The results below are based on data collected every 10 seconds for around 5 hours and 40 minutes. So, there are 2058 data points for each metric. The data collected at each point is an accumulation of all previous data.
The response time is calculated as the time interval between the moment the sender first sends the request, until a response is received. The average response time is the sum of the response times divided by the number of responses received.

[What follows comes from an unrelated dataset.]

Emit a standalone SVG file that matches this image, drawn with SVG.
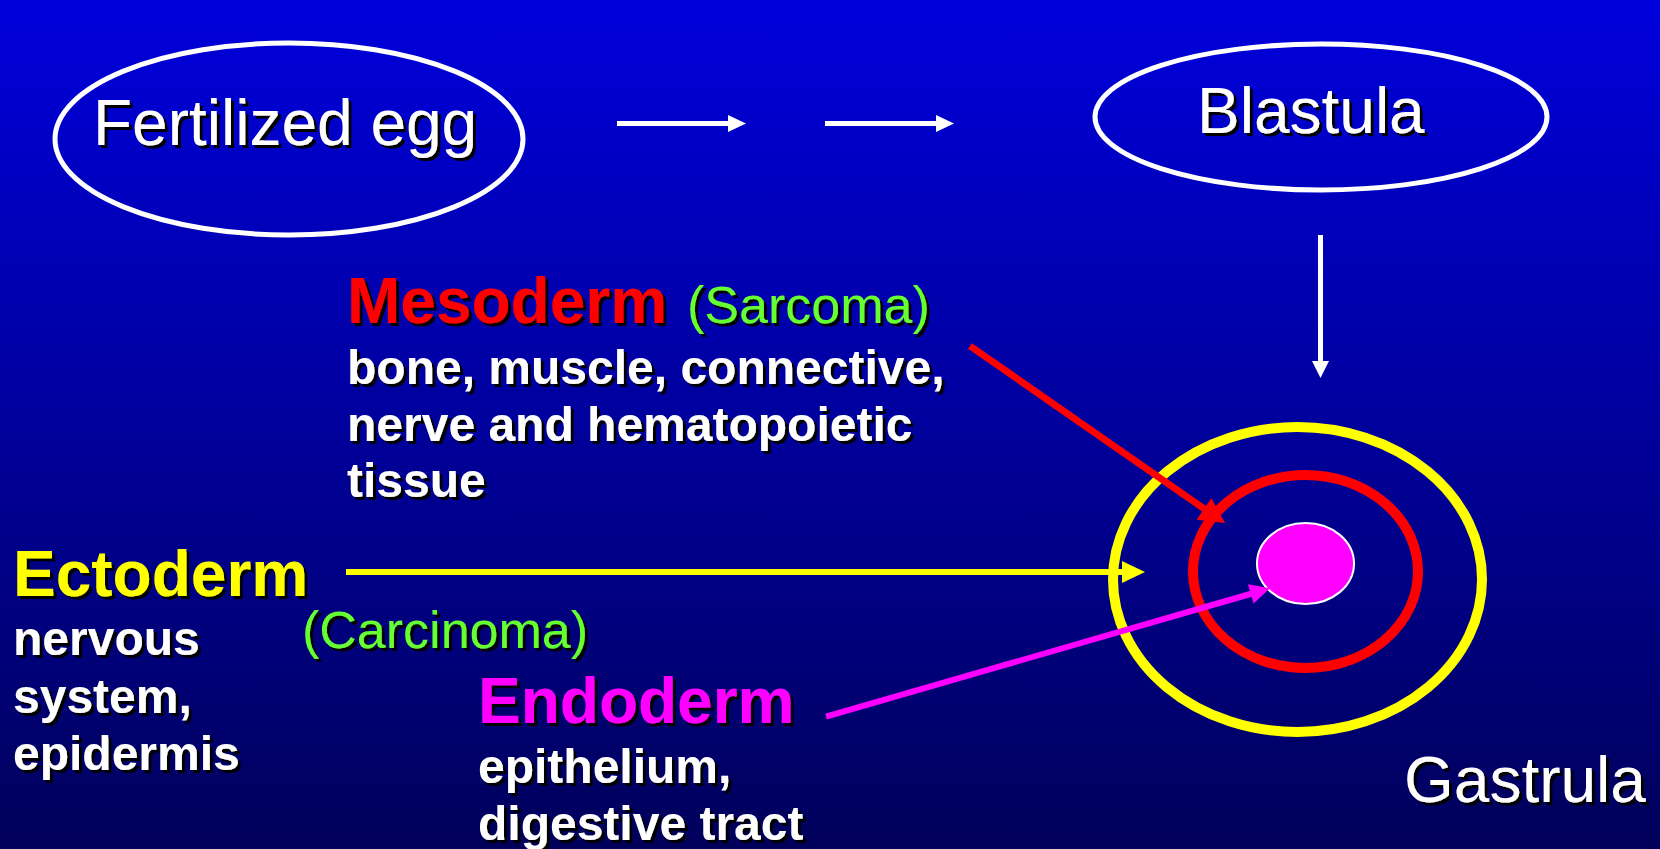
<svg xmlns="http://www.w3.org/2000/svg" width="1660" height="849" viewBox="0 0 1660 849">
<defs>
<linearGradient id="bg" x1="0" y1="0" x2="0" y2="1">
<stop offset="0" stop-color="#0000DC"/>
<stop offset="0.5" stop-color="#00009C"/>
<stop offset="1" stop-color="#00005A"/>
</linearGradient>
<filter id="sh" x="-5%" y="-20%" width="110%" height="140%">
<feOffset in="SourceAlpha" dx="2.5" dy="2.5" result="o"/>
<feMerge><feMergeNode in="o"/><feMergeNode in="SourceGraphic"/></feMerge>
</filter>
</defs>
<style>
text{font-family:"Liberation Sans",Arial,sans-serif;filter:url(#sh)}
.big{font-size:64px;fill:#fff}
.bold{font-weight:bold}
.green{font-size:52px;fill:#66FF33}
.body{font-size:48px;font-weight:bold;fill:#fff}
.wl{stroke:#fff;stroke-width:5;fill:none}
.wh{fill:#fff}
</style>
<rect x="0" y="0" width="1660" height="849" fill="url(#bg)"/>

<g id="fertilized-egg">
<ellipse cx="289" cy="139" rx="234" ry="96" fill="none" stroke="#fff" stroke-width="5"/>
<text class="big" x="93" y="145">Fertilized egg</text>
</g>

<g id="blastula">
<ellipse cx="1321" cy="117" rx="226" ry="73" fill="none" stroke="#fff" stroke-width="5"/>
<text class="big" x="1197" y="133">Blastula</text>
</g>

<g id="gastrula">
<ellipse cx="1297.5" cy="579.5" rx="184.5" ry="152.5" fill="none" stroke="#FFFF00" stroke-width="10"/>
<ellipse cx="1305.5" cy="571.5" rx="112.5" ry="96.5" fill="none" stroke="#FF0000" stroke-width="10"/>
<ellipse cx="1305.5" cy="563.5" rx="48.5" ry="40.5" fill="#FF00FF" stroke="#fff" stroke-width="2"/>
<text class="big" x="1404" y="802">Gastrula</text>
</g>

<g id="mesoderm">
<text class="big bold" x="347" y="323" style="fill:#FF0000">Mesoderm</text>
<text class="green" x="687" y="323">(Sarcoma)</text>
<text class="body" x="347" y="384">bone, muscle, connective,</text>
<text class="body" x="347" y="440.5">nerve and hematopoietic</text>
<text class="body" x="347" y="497">tissue</text>
</g>

<g id="ectoderm">
<text class="big bold" x="13" y="596" style="fill:#FFFF00">Ectoderm</text>
<text class="green" x="302" y="648">(Carcinoma)</text>
<text class="body" x="13" y="655">nervous</text>
<text class="body" x="13" y="712.5">system,</text>
<text class="body" x="13" y="770">epidermis</text>
</g>

<g id="endoderm">
<text class="big bold" x="478" y="723" style="fill:#FF00FF">Endoderm</text>
<text class="body" x="478" y="783">epithelium,</text>
<text class="body" x="478" y="840">digestive tract</text>
</g>

<g id="connectors">
<line class="wl" x1="617" y1="123.5" x2="730" y2="123.5"/>
<polygon class="wh" points="728,115 746,123.5 728,132"/>
<line class="wl" x1="825" y1="123.5" x2="938" y2="123.5"/>
<polygon class="wh" points="936,115 954,123.5 936,132"/>
<line class="wl" x1="1320.5" y1="235" x2="1320.5" y2="363"/>
<polygon class="wh" points="1312,361 1320.5,378 1329,361"/>
<line x1="346" y1="572" x2="1124" y2="572" stroke="#FFFF00" stroke-width="6"/>
<polygon fill="#FFFF00" points="1122,561 1145,572 1122,583"/>
<line x1="970" y1="346" x2="1206" y2="510" stroke="#FF0000" stroke-width="7"/>
<polygon fill="#FF0000" points="1196.6,519.7 1225,523 1211.4,498.3"/>
<line x1="826" y1="716.7" x2="1252" y2="593.5" stroke="#FF00FF" stroke-width="6"/>
<polygon fill="#FF00FF" points="1253.6,603.5 1270,588.3 1248,584.3"/>
</g>
</svg>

The success rate is the number of responses received divided by the number of requests sent.
| Average Response Time (ms) | Success Rate (%) | |
|---|---|---|
| Client 1 (500 threads) | 14.74 | 99.68 |
| Client 2 (500 threads) | 14.18 | 99.70 |
| Average Client in the System (all 1000 threads) | 14.45 | 99.69 |
The plots below show how these metrics varied over time.

| Server 1 | Server2 | Server 3 | |
|---|---|---|---|
| Agent 1 | 0.332 | 0.341 | 0.326 |
| Agent | 0.334 | 0.342 | 0.324 |
| Average of agents | 0.333 | 0.342 | 0.325 |
The plot below shows the number of requests sent to each server by both agents over time.

Even though the load balancer has distributed the load fairly over the servers, packets may be lost in the network for many reasons. Therefore, below we show the actual load on each of the servers.
| Server 1 | server 2 | server 3 |
|---|---|---|
| 0.322 | 0.341 | 0.326 |